Figment of a nomination
It wasn't until Charlie Kaufman's script for "Adaptation" was well on its way to status as a Hollywood original that he heard what producer Ed Saxon really thought when he saw the name Donald next to Charlie's on the title page.
"He felt that I had farmed out part of the script," says Kaufman, whose sinuous reimagining of Susan Orlean's nonfiction "The Orchid Thief" incorporates Kaufman himself and a brother. "He assumed it was a relation of mine and was at first kind of angry."
The famously reclusive Kaufman never admits that his credited collaborator isn't real, but he will say that adding Donald as a character -- offering hackneyed platitudes about screenwriting that contrast with Charlie's tortured ideals -- helped enliven a story about the writing process.

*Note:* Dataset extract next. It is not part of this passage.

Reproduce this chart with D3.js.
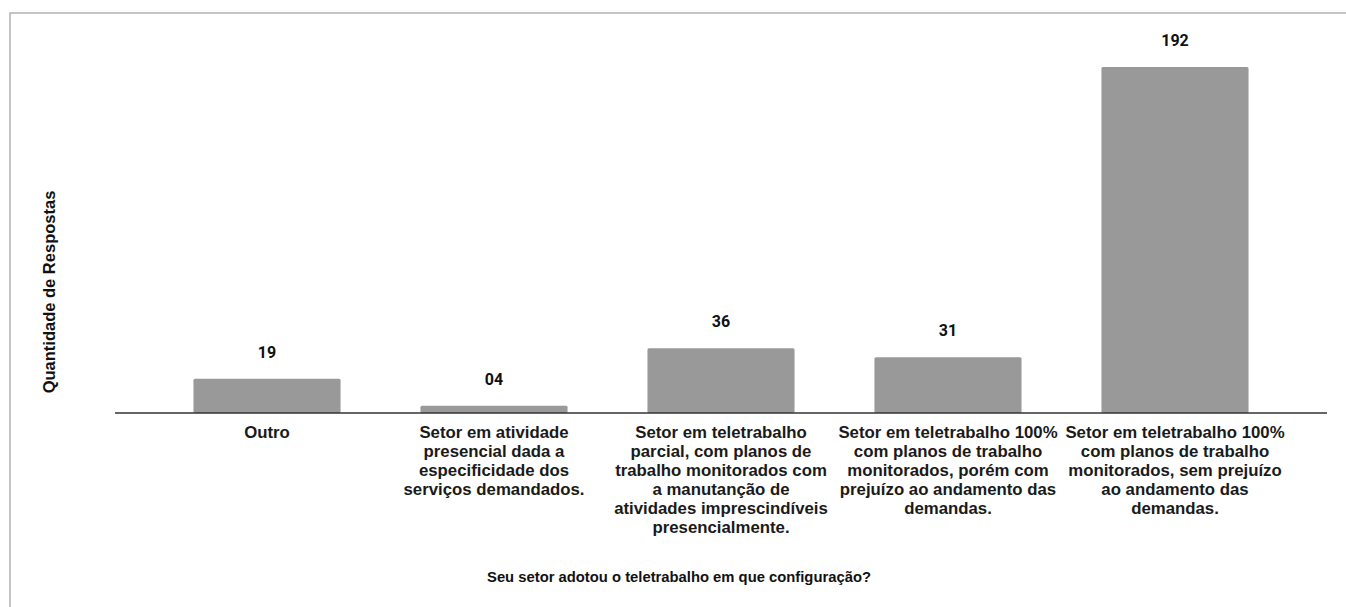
<!DOCTYPE html>
<html><head><meta charset="utf-8">
<script src="https://cdn.jsdelivr.net/npm/d3@7"></script>
<style>html,body{margin:0;padding:0;background:#fff;}svg{display:block;}</style>
</head><body>
<svg id="chart" width="1346" height="607"></svg>
<script>
const categories = [
  "Outro",
  "Setor em atividade\npresencial dada a\nespecificidade dos\nserviços demandados.",
  "Setor em teletrabalho\nparcial, com planos de\ntrabalho monitorados com\na manutanção de\natividades imprescindíveis\npresencialmente.",
  "Setor em teletrabalho 100%\ncom planos de trabalho\nmonitorados, porém com\nprejuízo ao andamento das\ndemandas.",
  "Setor em teletrabalho 100%\ncom planos de trabalho\nmonitorados, sem prejuízo\nao andamento das\ndemandas."
];
const values = [19, 4, 36, 31, 192];
const valueLabels = ["19", "04", "36", "31", "192"];
const yTitle = "Quantidade de Respostas";
const xTitle = "Seu setor adotou o teletrabalho em que configuração?";

const svg = d3.select("#chart");
const left = 115, right = 1327, baseY = 413, topY = 67;

// frame
svg.append("path").attr("d", "M10,607 L10,13 L1346,13")
  .attr("fill", "none").attr("stroke", "#b3b3b3").attr("stroke-width", 1.5);

const x = d3.scaleBand().domain(categories).range([left, right])
  .paddingInner(0.352).paddingOuter(0.3457);
const y = d3.scaleLinear().domain([0, 192]).range([baseY, topY]);

const data = categories.map((c, i) => ({c, v: values[i], l: valueLabels[i]}));

svg.append("g").selectAll("rect").data(data).join("rect")
  .attr("x", d => x(d.c)).attr("width", x.bandwidth())
  .attr("y", d => y(d.v)).attr("height", d => y(0) - y(d.v))
  .attr("rx", 1.5).attr("fill", "#999999");

svg.append("g").selectAll("text").data(data).join("text")
  .attr("x", d => x(d.c) + x.bandwidth() / 2)
  .attr("y", d => y(d.v) - 21)
  .attr("text-anchor", "middle")
  .attr("font-family", "Roboto, sans-serif").attr("font-weight", 700)
  .attr("font-size", 16).attr("fill", "#111")
  .text(d => d.l);

// axis
const axis = d3.axisBottom(x).tickSize(0).tickFormat("");
const ax = svg.append("g").attr("transform", `translate(0,${baseY})`).call(axis);
ax.select(".domain").attr("d", `M${left},0H${right}`).attr("stroke", "#333").attr("stroke-width", 1.5);

const lab = svg.append("g").selectAll("text").data(data).join("text")
  .attr("text-anchor", "middle")
  .attr("font-family", "'Liberation Sans', Arial, sans-serif").attr("font-weight", "bold")
  .attr("font-size", 16.8).attr("fill", "#1a1a1a")
  .attr("transform", d => `translate(${x(d.c) + x.bandwidth() / 2},${baseY + 25})`);
lab.each(function(d) {
  const t = d3.select(this);
  d.c.split("\n").forEach((line, i) => {
    t.append("tspan").attr("x", 0).attr("y", i * 19).text(line);
  });
});

svg.append("text")
  .attr("transform", "translate(55,292) rotate(-90)")
  .attr("text-anchor", "middle")
  .attr("font-family", "'Liberation Sans', Arial, sans-serif").attr("font-weight", "bold")
  .attr("font-size", 16.5).attr("fill", "#111").text(yTitle);

svg.append("text")
  .attr("x", 679).attr("y", 582)
  .attr("text-anchor", "middle")
  .attr("font-family", "'Liberation Sans', Arial, sans-serif").attr("font-weight", "bold")
  .attr("font-size", 14.8).attr("fill", "#111").text(xTitle);
</script>
</body></html>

"Having somebody alone in a room writing creates problems for the filmmaker," says Kaufman. "Maybe it's a practical way of portraying something that's pretty solitary [so it] isn't completely internal. It gives Charlie's opinions an opportunity to be heard in opposition to somebody else's."
He may have sole credit on his other screenplays ("Being John Malkovich") but brother or not, he views all screenwriting as a collaboration, even if it's with himself. "It's a technique I developed out of necessity," says Kaufman, who cites a breakup with a trusted writing partner years ago as having a paralyzing effect on his work.
"When you're working with somebody else, there's always some other idea coming from somewhere else, as opposed to just from the stuff that's always in your head. That gets kind of circular after a while."
Kaufman says two things helped unblock him: an enforced distance on material "so that I could interact with it again as a separate person," and purposely putting together "disparate ideas."
"I have ideas for stories that aren't meant to go together, and I throw them together to force myself into a situation I don't know the outcome of," he says. "I think that's like collaborating."